Ontem, resolvi tomar um pernil de porco sem osso, pequeno, e corta-lo em pedaços retangulares, de mais ou menos 10 centímetros, por 3 de altura, ou seja, uns tijolinhos de porco. Pus os pedaços em uma assadeira e joguei em cima um pouco de sal, um pouco de pimenta do reino, muitas folhas de louro, quebradinhas, vinagre e azeite bastante.

O porquinho assim temperado foi descansar na geladeira por um dia. Quem supuser que isto pode acabar por dar em parentes próximo de rojões minhotos, supõe mais ou menos certo, embora o destino seja outro.

Passado o dia da marinada, hoje à noite, tomei dos pedaços e cortei-os em tirinhas finas e curtas. Reservei o apetitoso caldo com os sucos da carne, o vinagre e o azeite. Em uma panela grande, despejei esse caldo e acrescentei mais um pouco de azeite e  umas folhinhas de manjericão.

Refoguei uns pedaços de alho mal cortado, em fogo alto e, passados uns instantes, deitei na panela os pedaços de porco. Mexi um bocadinho e tampei a panela.

Depois de uns cinco minutos, adicionei extrato de tomate e mais umas folhinhas de manjericão, baixei o fogo e fui cuidar do acessório. Macarrão em formato fusilli, ideal para reter o molho nas dobras de seus parafusos. Aqui, não há mistérios, água fervente, põe-se o sal, põe-se o fusilli e esperam-se uns sete minutos.

Resultado, um espetacular macarrão com porco.
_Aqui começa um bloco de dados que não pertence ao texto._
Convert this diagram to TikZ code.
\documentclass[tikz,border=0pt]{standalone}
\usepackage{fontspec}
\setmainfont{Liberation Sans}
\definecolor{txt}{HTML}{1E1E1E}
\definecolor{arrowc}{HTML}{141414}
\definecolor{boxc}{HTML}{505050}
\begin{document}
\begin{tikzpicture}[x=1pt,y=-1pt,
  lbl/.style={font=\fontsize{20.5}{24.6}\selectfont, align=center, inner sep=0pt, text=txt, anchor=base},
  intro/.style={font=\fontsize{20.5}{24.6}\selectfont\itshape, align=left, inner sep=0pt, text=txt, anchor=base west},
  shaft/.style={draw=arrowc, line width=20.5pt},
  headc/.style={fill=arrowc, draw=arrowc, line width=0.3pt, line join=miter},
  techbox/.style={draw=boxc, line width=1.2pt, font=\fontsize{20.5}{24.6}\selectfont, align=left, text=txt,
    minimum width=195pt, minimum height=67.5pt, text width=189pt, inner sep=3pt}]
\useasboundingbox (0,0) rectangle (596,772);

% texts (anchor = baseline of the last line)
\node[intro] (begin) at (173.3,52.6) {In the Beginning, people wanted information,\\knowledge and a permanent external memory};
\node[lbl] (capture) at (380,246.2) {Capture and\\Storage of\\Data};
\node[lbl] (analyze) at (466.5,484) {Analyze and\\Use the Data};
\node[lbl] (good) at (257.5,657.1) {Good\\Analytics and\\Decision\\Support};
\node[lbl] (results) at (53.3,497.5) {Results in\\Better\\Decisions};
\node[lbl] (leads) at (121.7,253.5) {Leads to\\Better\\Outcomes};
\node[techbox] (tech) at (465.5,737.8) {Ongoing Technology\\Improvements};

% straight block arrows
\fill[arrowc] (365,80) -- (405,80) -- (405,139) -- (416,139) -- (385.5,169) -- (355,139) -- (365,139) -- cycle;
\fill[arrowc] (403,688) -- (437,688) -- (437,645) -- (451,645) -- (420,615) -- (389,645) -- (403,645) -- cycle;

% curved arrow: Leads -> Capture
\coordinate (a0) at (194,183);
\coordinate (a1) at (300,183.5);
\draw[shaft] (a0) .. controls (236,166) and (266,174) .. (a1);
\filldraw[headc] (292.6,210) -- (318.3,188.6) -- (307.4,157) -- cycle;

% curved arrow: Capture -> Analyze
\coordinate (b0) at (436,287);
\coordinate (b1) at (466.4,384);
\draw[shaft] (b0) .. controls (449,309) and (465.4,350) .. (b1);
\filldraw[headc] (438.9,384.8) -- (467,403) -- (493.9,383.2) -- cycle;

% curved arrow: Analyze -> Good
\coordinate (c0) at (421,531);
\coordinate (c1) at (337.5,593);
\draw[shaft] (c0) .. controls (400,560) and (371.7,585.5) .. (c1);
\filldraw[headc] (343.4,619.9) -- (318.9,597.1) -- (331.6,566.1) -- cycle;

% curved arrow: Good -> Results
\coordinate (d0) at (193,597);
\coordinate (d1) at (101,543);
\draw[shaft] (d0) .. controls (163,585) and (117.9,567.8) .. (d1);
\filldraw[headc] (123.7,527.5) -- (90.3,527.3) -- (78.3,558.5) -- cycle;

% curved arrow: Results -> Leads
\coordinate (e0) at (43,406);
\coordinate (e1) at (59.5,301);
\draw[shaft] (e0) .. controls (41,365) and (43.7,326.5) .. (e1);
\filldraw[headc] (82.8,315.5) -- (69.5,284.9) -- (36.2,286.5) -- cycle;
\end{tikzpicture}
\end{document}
É verdade que inadequado aos 30º que fazem agora, mas, a despeito do suor que desce na testa, estava ótimo.

Para despertar saudades em Thiago: cuscuz com porco.

Quando recebemos nosso amigo Thiago em Braga, em setembro de ano passado, quisemos agradá-lo com algo que ele não saboreava há muito, pois estava em terras castelhanas: cuscuz.
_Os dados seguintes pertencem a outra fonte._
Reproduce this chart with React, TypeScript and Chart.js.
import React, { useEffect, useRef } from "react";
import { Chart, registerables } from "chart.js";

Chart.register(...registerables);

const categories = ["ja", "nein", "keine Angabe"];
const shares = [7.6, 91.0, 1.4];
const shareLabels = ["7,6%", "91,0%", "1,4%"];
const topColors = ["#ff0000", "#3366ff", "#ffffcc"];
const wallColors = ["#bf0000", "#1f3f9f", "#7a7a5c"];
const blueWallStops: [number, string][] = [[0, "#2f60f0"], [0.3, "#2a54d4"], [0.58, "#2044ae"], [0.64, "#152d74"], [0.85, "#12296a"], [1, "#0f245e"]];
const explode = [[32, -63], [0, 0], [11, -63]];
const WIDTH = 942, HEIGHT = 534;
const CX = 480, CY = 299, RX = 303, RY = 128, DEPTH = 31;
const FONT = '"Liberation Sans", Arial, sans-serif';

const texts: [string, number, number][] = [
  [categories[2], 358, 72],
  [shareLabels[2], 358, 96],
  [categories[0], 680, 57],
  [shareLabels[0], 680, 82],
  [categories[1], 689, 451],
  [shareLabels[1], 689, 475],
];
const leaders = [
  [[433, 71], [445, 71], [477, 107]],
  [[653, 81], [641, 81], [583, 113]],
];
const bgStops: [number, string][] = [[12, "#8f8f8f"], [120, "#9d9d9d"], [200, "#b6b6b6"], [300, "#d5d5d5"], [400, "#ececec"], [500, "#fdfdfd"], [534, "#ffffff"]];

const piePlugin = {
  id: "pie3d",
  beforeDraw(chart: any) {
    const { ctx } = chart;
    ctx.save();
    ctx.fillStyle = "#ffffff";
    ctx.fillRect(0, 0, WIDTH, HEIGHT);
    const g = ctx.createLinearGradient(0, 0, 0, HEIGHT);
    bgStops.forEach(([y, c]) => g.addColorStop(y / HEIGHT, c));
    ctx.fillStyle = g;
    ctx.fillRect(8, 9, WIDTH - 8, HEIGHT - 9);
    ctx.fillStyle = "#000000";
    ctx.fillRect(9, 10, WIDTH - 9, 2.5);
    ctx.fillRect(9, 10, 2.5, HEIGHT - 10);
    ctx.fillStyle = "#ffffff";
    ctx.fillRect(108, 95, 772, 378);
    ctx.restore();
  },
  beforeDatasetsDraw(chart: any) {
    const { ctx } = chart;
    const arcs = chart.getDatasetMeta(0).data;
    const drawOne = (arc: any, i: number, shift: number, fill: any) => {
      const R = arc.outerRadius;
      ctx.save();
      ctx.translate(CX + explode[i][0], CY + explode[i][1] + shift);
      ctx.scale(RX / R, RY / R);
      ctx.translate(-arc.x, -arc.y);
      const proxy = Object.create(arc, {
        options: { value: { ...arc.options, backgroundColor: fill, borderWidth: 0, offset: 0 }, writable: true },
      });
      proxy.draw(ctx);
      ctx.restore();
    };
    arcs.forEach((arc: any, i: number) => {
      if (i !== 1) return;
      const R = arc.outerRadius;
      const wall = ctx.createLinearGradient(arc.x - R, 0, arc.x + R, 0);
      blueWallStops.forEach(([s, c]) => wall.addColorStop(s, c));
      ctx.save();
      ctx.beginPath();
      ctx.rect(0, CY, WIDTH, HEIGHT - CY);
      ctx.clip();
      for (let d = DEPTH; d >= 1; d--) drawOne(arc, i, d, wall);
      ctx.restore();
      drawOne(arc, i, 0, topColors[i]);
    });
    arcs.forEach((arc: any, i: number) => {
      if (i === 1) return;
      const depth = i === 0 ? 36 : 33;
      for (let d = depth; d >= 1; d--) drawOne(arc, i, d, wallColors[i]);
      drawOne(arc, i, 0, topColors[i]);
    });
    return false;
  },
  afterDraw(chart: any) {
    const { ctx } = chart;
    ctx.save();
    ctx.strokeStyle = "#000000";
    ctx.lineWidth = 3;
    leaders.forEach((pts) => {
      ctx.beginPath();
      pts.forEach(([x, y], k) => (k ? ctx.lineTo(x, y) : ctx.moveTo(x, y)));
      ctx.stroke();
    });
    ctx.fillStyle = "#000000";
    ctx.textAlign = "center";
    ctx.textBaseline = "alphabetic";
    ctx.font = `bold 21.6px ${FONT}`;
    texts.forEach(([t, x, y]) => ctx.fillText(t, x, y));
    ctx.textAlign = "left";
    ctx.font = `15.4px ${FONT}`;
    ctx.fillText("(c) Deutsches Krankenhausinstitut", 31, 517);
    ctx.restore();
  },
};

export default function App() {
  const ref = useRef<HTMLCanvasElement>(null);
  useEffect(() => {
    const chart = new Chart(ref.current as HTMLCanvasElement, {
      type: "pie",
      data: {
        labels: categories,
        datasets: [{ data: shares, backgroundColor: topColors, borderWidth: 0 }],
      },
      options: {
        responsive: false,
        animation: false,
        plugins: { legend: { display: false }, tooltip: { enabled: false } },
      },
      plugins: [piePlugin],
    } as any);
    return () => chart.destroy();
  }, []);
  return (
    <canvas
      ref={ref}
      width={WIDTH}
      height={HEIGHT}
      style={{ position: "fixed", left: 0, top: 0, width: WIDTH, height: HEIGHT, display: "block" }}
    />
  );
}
Não sabíamos que o cuscuz estava entre as imensas saudades de Thiago, o que valorizou a idéia. Daí, entregamo-nos à comezaina de cuscuz com porco guisado – esse porco não ficou lá grande coisa, obra minha – à noite e, no dia seguinte, cuscuz com ovos mexidos. Um regalo cuscuzeiro!
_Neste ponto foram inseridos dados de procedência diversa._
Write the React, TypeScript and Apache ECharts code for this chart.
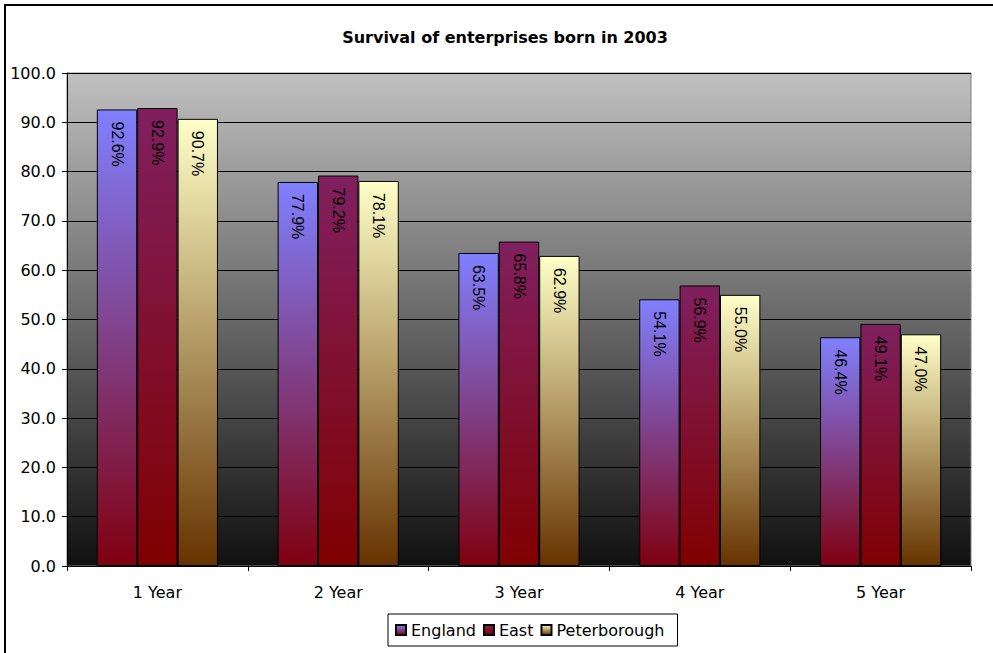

Fizemos agora uma extravagância gastronômica, o que me lembrou das saudades do cuscuz, de Thiago. Tomamos uma peça de picanha de porco, cortamos-la em fatias e deixamos-la numa marinada com azeite, gengibre, muito alho, cebolinha e coentro. Essa maravilha da anatomia porcina dormiu banhada nesses ingredientes dos deuses, que lhe penetraram as entranhas lentamente, a noite toda.

Hoje, essas fatias de suíno marinado foram ao forno, em lume baixo e lento. Entretanto, a farinha de milho em flocos – o que vem a dar no famoso cuscuz, repousava alguns minutos, depois de levemente humedecida e salgada. Foi à panela – aquela panelinha que faz cuscuz em forma de peitos – e saiu de lá dourada e fumegante.

Cuscuz nos pratos, desenformados e espalhadinhos, pusemos o molho resultante do assado do porco por cima, com os dentes de alho assados dentro da piscina de azeite, ao lado. Mais ao lado, as suculentas fatias da picanha suína cozinhada em líquido e assada em lume baixo.

Na falta de jovens vinhos durienses a preços razoáveis – pois aqui qualquer vinho português é caro – recorremos a um honesto chileno tinto. Um vinhozinho do Vale do Aconcagua, feito só de uvas Syrah, jovem, pouco complicado e pouco agressivo. Uma pechincha de dezenove reais. Por três euros beberíamos vinho melhor, mas estamos no Brasil…

Depois desse repasto delicioso, laranja cravo para a sobremesa. Essa tangerina pequena e doce é coisa bem nossa, como cuscuz. E ajuda a digestão das gorduras suínas. Depois disso, certo de ter despertado grandes saudades culinárias no querido Thiago, um cochilo!